Hi Coptic,
(1) That’s a far cry from your original claim that such studies are worthless.
(2) If the differentiation happens in adulthood, not in childhood… So what? My point that transsexuals have brain structure matching their mental identity, not their physical identity still stands. When and why that happens is secondary. We’re looking at ontological implications of this.
(3) If the study in question did not correctly control for hormone intake, then we are still left with a conclusion that hormone levels can influence brain structure (and why wouldn’t they, if sexual differentiation in humans is hormone-driven?). This would be a very powerful finding anyway. It would imply two things: (a) an individual with messed-up hormonal balance will grow up transsexual; (b) by undergoing a hormone therapy, a person actually rewires his/her brain to a target gender.
Anyway, I’m going to return to the point made by the OP. From what we know so far, an individual’s sexuality has several dimensions:
(a) genotype (XX/XY)
(b) phenotype (male/female)
(c) self-perceived gender (male/female)
(d) object of sexual attraction (males/females)
Now, the most typical combinations are:
- man: XY, male phenotype, male ego, female-attracted
- woman: XX, female phenotype, female ego, male-attracted
Problem is, these are not the only combinations possible, and specifically, an individual
cannot in general be classified simply as a man/woman basing on one parameter alone. Yes, it will work for
most people, but not for all. To wit:
- XX/XY differentiation is not enough. Example: CAIS – an XY female (albeit sterile).

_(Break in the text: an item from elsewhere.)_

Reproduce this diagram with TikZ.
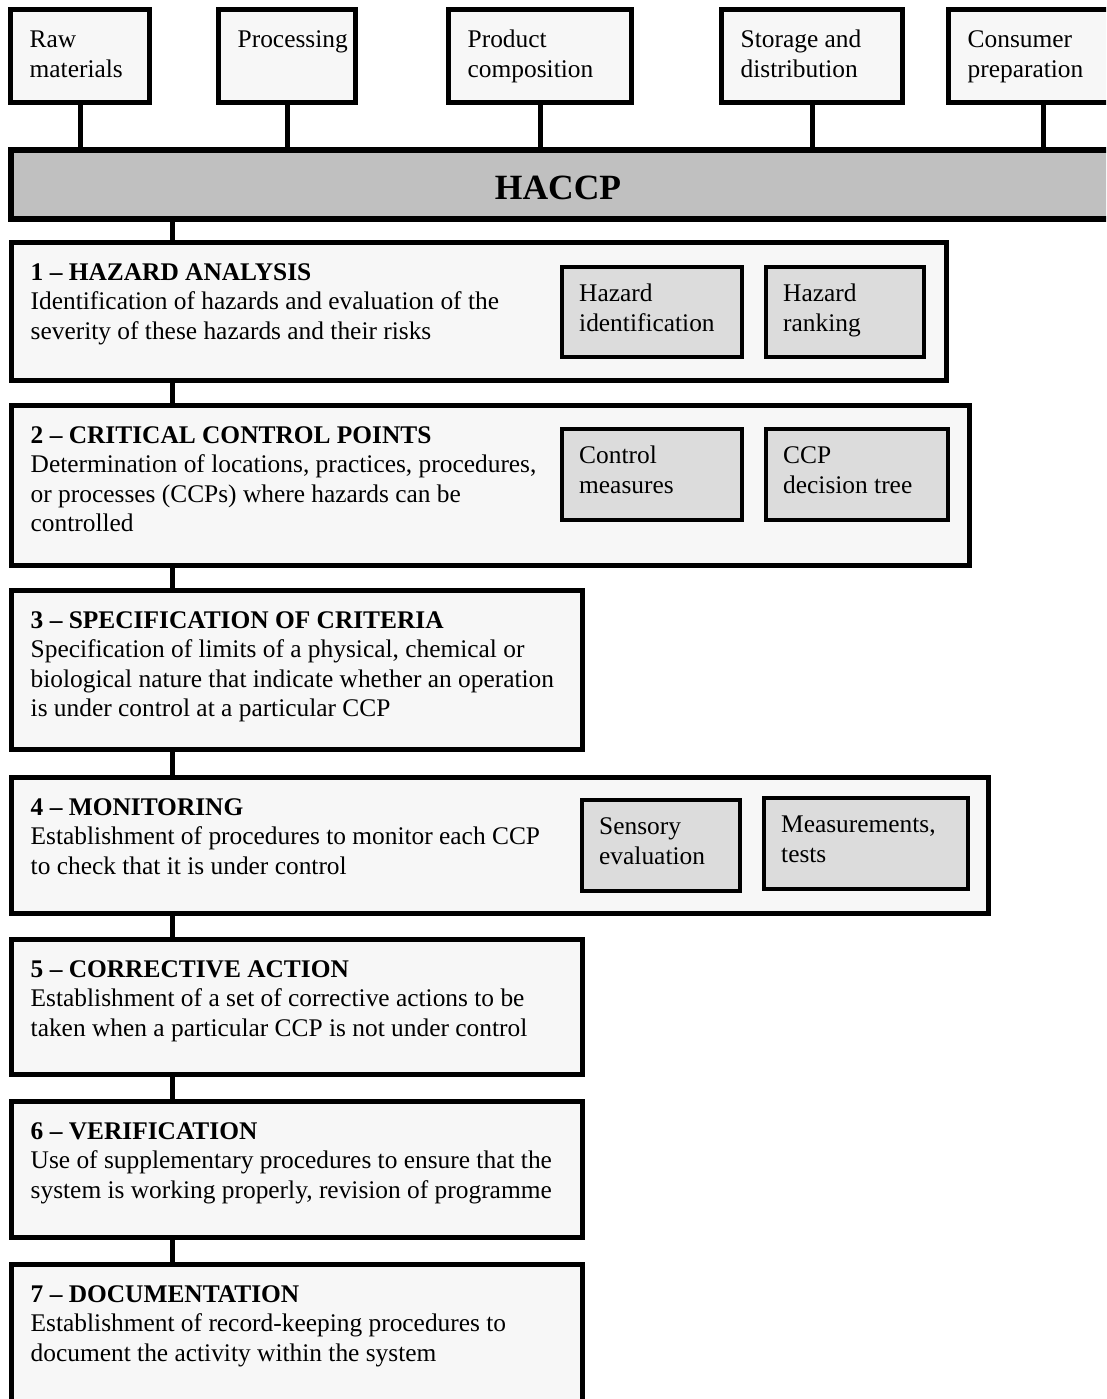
\documentclass[tikz,border=0pt]{standalone}
\usepackage{fontspec}
\setmainfont{Liberation Serif}
\usetikzlibrary{fit}
\definecolor{boxfill}{HTML}{F7F7F7}
\definecolor{innerfill}{HTML}{DCDCDC}
\definecolor{barfill}{HTML}{C0C0C0}
\begin{document}
\begin{tikzpicture}[x=1pt,y=-1pt,
  topbox/.style={draw, line width=5pt, fill=boxfill, inner sep=0pt},
  mainbox/.style={draw, line width=5pt, fill=boxfill, inner sep=0pt},
  subbox/.style={draw, line width=4pt, fill=innerfill, inner sep=0pt},
  barbox/.style={draw, line width=6pt, fill=barfill, inner sep=0pt},
  txt/.style={anchor=north west, inner sep=0pt, align=left, font=\fontsize{25.4}{29.5}\selectfont},
  link/.style={line width=5pt}]
\clip (0,0) rectangle (1106,1399);
\fill[white] (0,0) rectangle (1106,1399);
\coordinate (spine) at (172,0);

% top boxes
\node[topbox, fit={(10.5,9.5) (149.5,102.5)}] (raw) {};
\node[topbox, fit={(218.5,9.5) (355.5,102.5)}] (proc) {};
\node[topbox, fit={(448.5,9.5) (631.5,102.5)}] (prod) {};
\node[topbox, fit={(721.5,9.5) (902.5,102.5)}] (stor) {};
\node[topbox, fit={(948.5,9.5) (1137.5,102.5)}] (cons) {};
\node[txt] (traw) at ([shift={(21.5,19.85)}]raw.north west) {\strut Raw\\materials};
\node[txt] (tproc) at ([shift={(21.5,19.85)}]proc.north west) {\strut Processing};
\node[txt] (tprod) at ([shift={(21.5,19.85)}]prod.north west) {\strut Product\\composition};
\node[txt] (tstor) at ([shift={(21.5,19.85)}]stor.north west) {\strut Storage and\\distribution};
\node[txt] (tcons) at ([shift={(21.5,19.85)}]cons.north west) {\strut Consumer\\preparation};

% HACCP bar
\node[barbox, fit={(11,150) (1120,219)}] (bar) {};
\node[anchor=base, inner sep=0pt, font=\fontsize{35.5}{40}\selectfont\bfseries] (haccp) at (558,200) {HACCP};

% main boxes
\node[mainbox, fit={(11.5,242.5) (946.5,380.5)}] (b1) {};
\node[mainbox, fit={(11.5,405.5) (969.5,565.5)}] (b2) {};
\node[mainbox, fit={(11.5,590.5) (582.5,749.5)}] (b3) {};
\node[mainbox, fit={(11.5,777.5) (988.5,913.5)}] (b4) {};
\node[mainbox, fit={(11.5,939.5) (582.5,1074.5)}] (b5) {};
\node[mainbox, fit={(11.5,1101.5) (582.5,1237.5)}] (b6) {};
\node[mainbox, fit={(11.5,1264.5) (582.5,1430)}] (b7) {};

\node[txt] (t1) at ([shift={(21.5,19.35)}]b1.north west) {\strut\textbf{1 – HAZARD ANALYSIS}\\Identification of hazards and evaluation of the\\severity of these hazards and their risks};
\node[txt] (t2) at ([shift={(21.5,19.35)}]b2.north west) {\strut\textbf{2 – CRITICAL CONTROL POINTS}\\Determination of locations, practices, procedures,\\or processes (CCPs) where hazards can be\\controlled};
\node[txt] (t3) at ([shift={(21.5,19.35)}]b3.north west) {\strut\textbf{3 – SPECIFICATION OF CRITERIA}\\Specification of limits of a physical, chemical or\\biological nature that indicate whether an operation\\is under control at a particular CCP};
\node[txt] (t4) at ([shift={(21.5,19.35)}]b4.north west) {\strut\textbf{4 – MONITORING}\\Establishment of procedures to monitor each CCP\\to check that it is under control};
\node[txt] (t5) at ([shift={(21.5,19.35)}]b5.north west) {\strut\textbf{5 – CORRECTIVE ACTION}\\Establishment of a set of corrective actions to be\\taken when a particular CCP is not under control};
\node[txt] (t6) at ([shift={(21.5,19.35)}]b6.north west) {\strut\textbf{6 – VERIFICATION}\\Use of supplementary procedures to ensure that the\\system is working properly, revision of programme};
\node[txt] (t7) at ([shift={(21.5,19.35)}]b7.north west) {\strut\textbf{7 – DOCUMENTATION}\\Establishment of record-keeping procedures to\\document the activity within the system};

% sub boxes
\node[subbox, fit={(562,267) (742,357)}] (s1) {};
\node[subbox, fit={(766,267) (924,357)}] (s2) {};
\node[subbox, fit={(562,429) (742,520)}] (s3) {};
\node[subbox, fit={(766,429) (948,520)}] (s4) {};
\node[subbox, fit={(582,800) (740,891)}] (s5) {};
\node[subbox, fit={(764,798) (968,889)}] (s6) {};
\node[txt] (ts1) at ([shift={(19,15.85)}]s1.north west) {\strut Hazard\\identification};
\node[txt] (ts2) at ([shift={(19,15.85)}]s2.north west) {\strut Hazard\\ranking};
\node[txt] (ts3) at ([shift={(19,15.85)}]s3.north west) {\strut Control\\measures};
\node[txt] (ts4) at ([shift={(19,15.85)}]s4.north west) {\strut CCP\\decision tree};
\node[txt] (ts5) at ([shift={(19,15.85)}]s5.north west) {\strut Sensory\\evaluation};
\node[txt] (ts6) at ([shift={(19,15.85)}]s6.north west) {\strut Measurements,\\tests};

% connectors
\draw[link] (raw.south) -- (raw.south |- bar.north);
\draw[link] (proc.south) -- (proc.south |- bar.north);
\draw[link] (prod.south) -- (prod.south |- bar.north);
\draw[link] (stor.south) -- (stor.south |- bar.north);
\draw[link] (cons.south) -- (cons.south |- bar.north);
\draw[link] (bar.south -| spine) -- (b1.north -| spine);
\draw[link] (b1.south -| spine) -- (b2.north -| spine);
\draw[link] (b2.south -| spine) -- (b3.north -| spine);
\draw[link] (b3.south -| spine) -- (b4.north -| spine);
\draw[link] (b4.south -| spine) -- (b5.north -| spine);
\draw[link] (b5.south -| spine) -- (b6.north -| spine);
\draw[link] (b6.south -| spine) -- (b7.north -| spine);
\end{tikzpicture}
\end{document}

- phenotype itself is not enough. Examples: (1) CAIS; (2) Gender Identity Disorder.
- self-perceived gender is not enough. As you have noted, other people will not agree with individual’s self-identification, and can react quite violently after finding that individual’s phenotype does not neet their expectations.
- object of sexual attraction. Homosexuality, enough said.
That’s why I believe that two ontological errors should be avoided:
(1) reducing individual to XX/XY type. It’s incorrect, reductionist and materialist.
(2) lumping together transsexuality and homosexuality. As most homosexuals have no symptoms of GID, there’s good reason to believe that both disorders are unrelated (although one may be misdiagnosed as the other).